• _Written request_:
Using the data below, return word for word every line from the one holding "Write the TikZ code for this diagram." down to the one holding "(fw11) at (1194.0,244)". Leave pictures out.

• _Records to process_:
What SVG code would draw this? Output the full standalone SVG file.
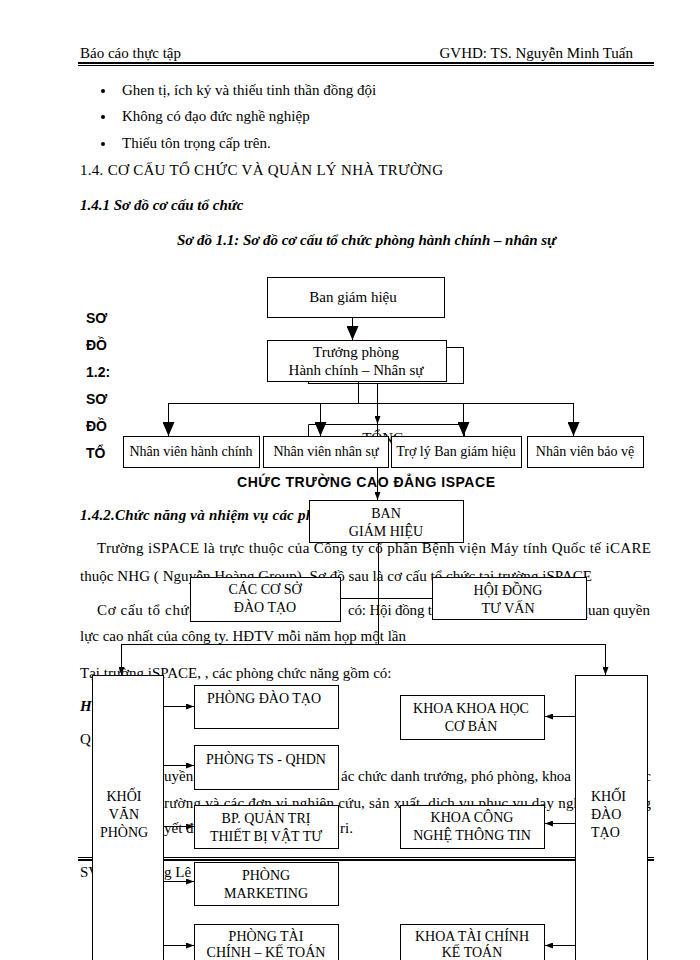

* * *

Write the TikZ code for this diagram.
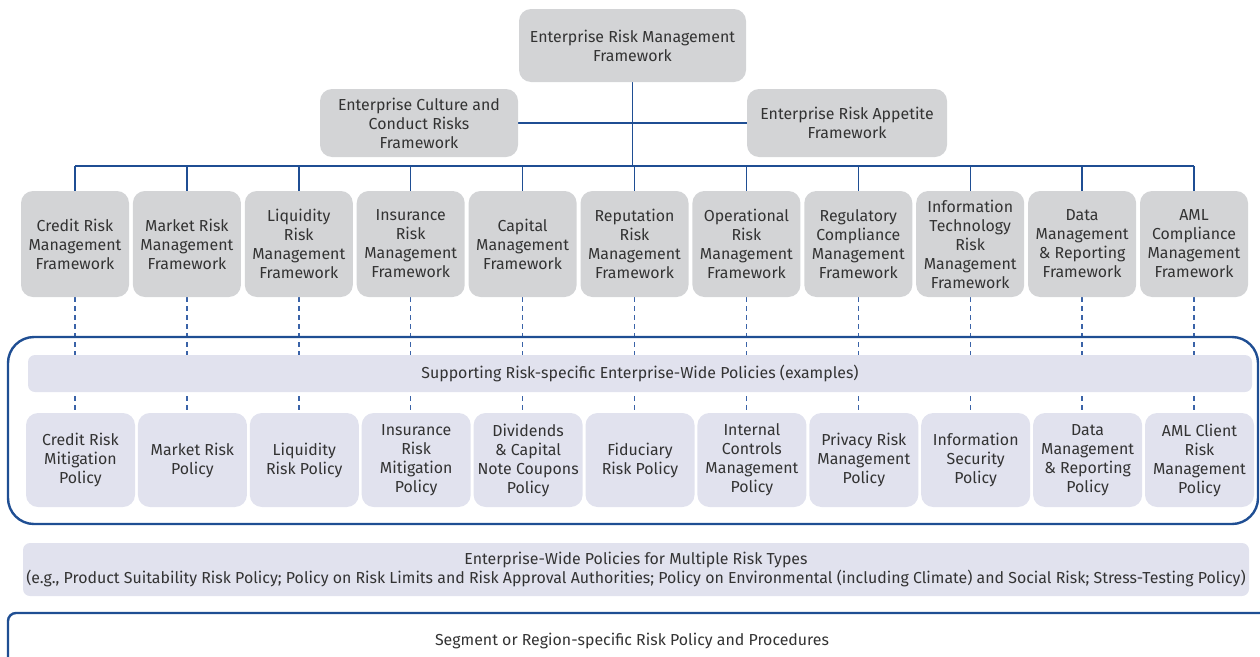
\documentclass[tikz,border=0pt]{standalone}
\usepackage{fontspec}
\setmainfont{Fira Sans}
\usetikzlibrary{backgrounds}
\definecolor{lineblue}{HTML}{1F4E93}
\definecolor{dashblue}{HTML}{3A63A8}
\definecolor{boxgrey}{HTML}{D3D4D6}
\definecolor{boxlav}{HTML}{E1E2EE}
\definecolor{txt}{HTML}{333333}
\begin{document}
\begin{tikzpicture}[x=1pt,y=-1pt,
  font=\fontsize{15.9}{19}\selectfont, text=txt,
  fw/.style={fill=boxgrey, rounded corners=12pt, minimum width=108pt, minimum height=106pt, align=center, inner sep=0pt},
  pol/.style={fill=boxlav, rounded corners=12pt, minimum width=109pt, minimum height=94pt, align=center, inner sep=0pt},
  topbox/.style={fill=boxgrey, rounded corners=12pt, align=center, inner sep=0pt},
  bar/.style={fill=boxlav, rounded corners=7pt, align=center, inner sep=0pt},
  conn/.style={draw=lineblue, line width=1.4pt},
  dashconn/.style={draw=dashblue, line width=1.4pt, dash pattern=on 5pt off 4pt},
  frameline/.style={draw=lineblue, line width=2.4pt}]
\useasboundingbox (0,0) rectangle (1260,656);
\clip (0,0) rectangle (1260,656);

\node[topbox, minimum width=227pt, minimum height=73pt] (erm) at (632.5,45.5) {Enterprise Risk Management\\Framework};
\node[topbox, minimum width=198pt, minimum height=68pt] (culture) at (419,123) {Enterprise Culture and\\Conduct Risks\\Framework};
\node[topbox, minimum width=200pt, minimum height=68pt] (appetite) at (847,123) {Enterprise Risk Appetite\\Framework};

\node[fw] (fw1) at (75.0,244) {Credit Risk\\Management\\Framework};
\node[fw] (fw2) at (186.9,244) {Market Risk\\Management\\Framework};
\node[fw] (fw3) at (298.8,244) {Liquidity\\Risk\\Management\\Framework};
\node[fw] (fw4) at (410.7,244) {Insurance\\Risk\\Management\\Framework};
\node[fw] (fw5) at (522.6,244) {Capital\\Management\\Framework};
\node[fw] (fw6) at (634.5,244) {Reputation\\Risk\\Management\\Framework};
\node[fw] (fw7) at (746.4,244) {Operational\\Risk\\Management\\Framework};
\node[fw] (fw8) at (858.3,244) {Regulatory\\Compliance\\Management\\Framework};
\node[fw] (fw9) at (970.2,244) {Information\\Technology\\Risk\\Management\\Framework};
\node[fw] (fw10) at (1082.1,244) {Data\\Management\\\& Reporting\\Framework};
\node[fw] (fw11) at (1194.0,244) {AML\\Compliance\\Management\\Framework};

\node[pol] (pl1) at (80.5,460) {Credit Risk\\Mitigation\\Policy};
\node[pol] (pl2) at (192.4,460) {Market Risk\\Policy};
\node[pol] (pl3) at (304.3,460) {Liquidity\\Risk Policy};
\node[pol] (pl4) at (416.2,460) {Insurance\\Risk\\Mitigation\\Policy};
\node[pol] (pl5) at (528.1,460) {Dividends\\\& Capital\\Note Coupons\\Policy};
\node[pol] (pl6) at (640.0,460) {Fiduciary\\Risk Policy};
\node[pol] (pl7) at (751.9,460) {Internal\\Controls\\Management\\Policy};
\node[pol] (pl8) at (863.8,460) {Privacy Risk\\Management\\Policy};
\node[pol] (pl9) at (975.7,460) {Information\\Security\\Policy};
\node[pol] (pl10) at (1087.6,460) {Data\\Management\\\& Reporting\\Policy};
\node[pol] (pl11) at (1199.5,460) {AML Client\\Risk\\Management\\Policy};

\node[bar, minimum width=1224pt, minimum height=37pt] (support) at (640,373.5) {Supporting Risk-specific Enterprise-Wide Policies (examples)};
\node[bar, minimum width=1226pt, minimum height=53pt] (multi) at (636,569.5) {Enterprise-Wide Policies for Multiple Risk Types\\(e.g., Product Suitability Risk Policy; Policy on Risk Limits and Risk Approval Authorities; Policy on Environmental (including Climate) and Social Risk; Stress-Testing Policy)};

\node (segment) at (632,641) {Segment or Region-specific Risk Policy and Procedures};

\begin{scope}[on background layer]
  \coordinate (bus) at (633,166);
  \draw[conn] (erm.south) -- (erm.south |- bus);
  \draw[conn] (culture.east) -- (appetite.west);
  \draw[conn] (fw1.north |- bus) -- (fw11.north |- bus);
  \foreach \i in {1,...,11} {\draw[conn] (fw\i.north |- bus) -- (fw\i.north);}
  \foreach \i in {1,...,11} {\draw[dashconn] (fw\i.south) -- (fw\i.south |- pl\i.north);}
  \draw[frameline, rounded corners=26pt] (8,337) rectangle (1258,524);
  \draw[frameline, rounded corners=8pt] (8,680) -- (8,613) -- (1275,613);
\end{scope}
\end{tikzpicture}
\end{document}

• _Result of the task_:
Write the TikZ code for this diagram.
\documentclass[tikz,border=0pt]{standalone}
\usepackage{fontspec}
\setmainfont{Fira Sans}
\usetikzlibrary{backgrounds}
\definecolor{lineblue}{HTML}{1F4E93}
\definecolor{dashblue}{HTML}{3A63A8}
\definecolor{boxgrey}{HTML}{D3D4D6}
\definecolor{boxlav}{HTML}{E1E2EE}
\definecolor{txt}{HTML}{333333}
\begin{document}
\begin{tikzpicture}[x=1pt,y=-1pt,
  font=\fontsize{15.9}{19}\selectfont, text=txt,
  fw/.style={fill=boxgrey, rounded corners=12pt, minimum width=108pt, minimum height=106pt, align=center, inner sep=0pt},
  pol/.style={fill=boxlav, rounded corners=12pt, minimum width=109pt, minimum height=94pt, align=center, inner sep=0pt},
  topbox/.style={fill=boxgrey, rounded corners=12pt, align=center, inner sep=0pt},
  bar/.style={fill=boxlav, rounded corners=7pt, align=center, inner sep=0pt},
  conn/.style={draw=lineblue, line width=1.4pt},
  dashconn/.style={draw=dashblue, line width=1.4pt, dash pattern=on 5pt off 4pt},
  frameline/.style={draw=lineblue, line width=2.4pt}]
\useasboundingbox (0,0) rectangle (1260,656);
\clip (0,0) rectangle (1260,656);

\node[topbox, minimum width=227pt, minimum height=73pt] (erm) at (632.5,45.5) {Enterprise Risk Management\\Framework};
\node[topbox, minimum width=198pt, minimum height=68pt] (culture) at (419,123) {Enterprise Culture and\\Conduct Risks\\Framework};
\node[topbox, minimum width=200pt, minimum height=68pt] (appetite) at (847,123) {Enterprise Risk Appetite\\Framework};

\node[fw] (fw1) at (75.0,244) {Credit Risk\\Management\\Framework};
\node[fw] (fw2) at (186.9,244) {Market Risk\\Management\\Framework};
\node[fw] (fw3) at (298.8,244) {Liquidity\\Risk\\Management\\Framework};
\node[fw] (fw4) at (410.7,244) {Insurance\\Risk\\Management\\Framework};
\node[fw] (fw5) at (522.6,244) {Capital\\Management\\Framework};
\node[fw] (fw6) at (634.5,244) {Reputation\\Risk\\Management\\Framework};
\node[fw] (fw7) at (746.4,244) {Operational\\Risk\\Management\\Framework};
\node[fw] (fw8) at (858.3,244) {Regulatory\\Compliance\\Management\\Framework};
\node[fw] (fw9) at (970.2,244) {Information\\Technology\\Risk\\Management\\Framework};
\node[fw] (fw10) at (1082.1,244) {Data\\Management\\\& Reporting\\Framework};
\node[fw] (fw11) at (1194.0,244) {AML\\Compliance\\Management\\Framework};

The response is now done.